Alzheimer’s disease is a neurologic disorder that causes the brain to shrink and brain cells to die. This is the most common cause of dementia – a continuous decline in thinking and social skills that affects a person’s ability to function independently.
Approximately 5.8 million people in the United States age 65 and older live with Alzheimer’s disease. There are 50 million people worldwide with dementia, between 60% and 70% are estimated to have Alzheimer’s disease.
Memory loss is the key symptom of Alzheimer’s disease. Early signs include difficulty remembering recent events or conversations. As the disease progresses, memory impairments worsen and other symptoms develop.
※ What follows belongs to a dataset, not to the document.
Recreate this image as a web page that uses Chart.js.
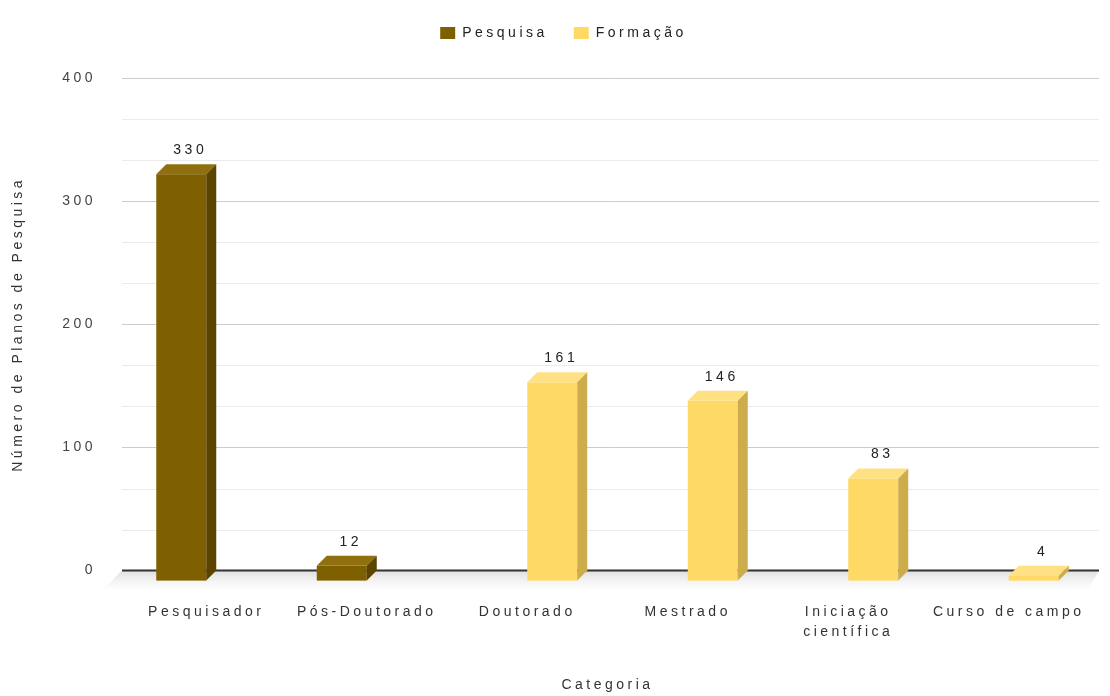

A number of conditions, including treatable conditions, can result in memory loss or other dementia symptoms. If you are concerned about your memory or other thinking skills, talk to your doctor for a thorough assessment and diagnosis.
If you are concerned about thinking skills you observe in a family member or friend, talk about your concerns and ask about going together to a doctor’s appointment.
The exact causes of Alzheimer’s disease aren’t fully understood. But at a basic level, brain proteins fail to function normally, which disrupts the work of brain cells (neurons) and triggers a series of toxic events. Neurons are damaged, lose connections to each other and eventually die.
Scientists believe that for most people, Alzheimer’s disease is caused by a combination of genetic, lifestyle and environmental factors that affect the brain over time.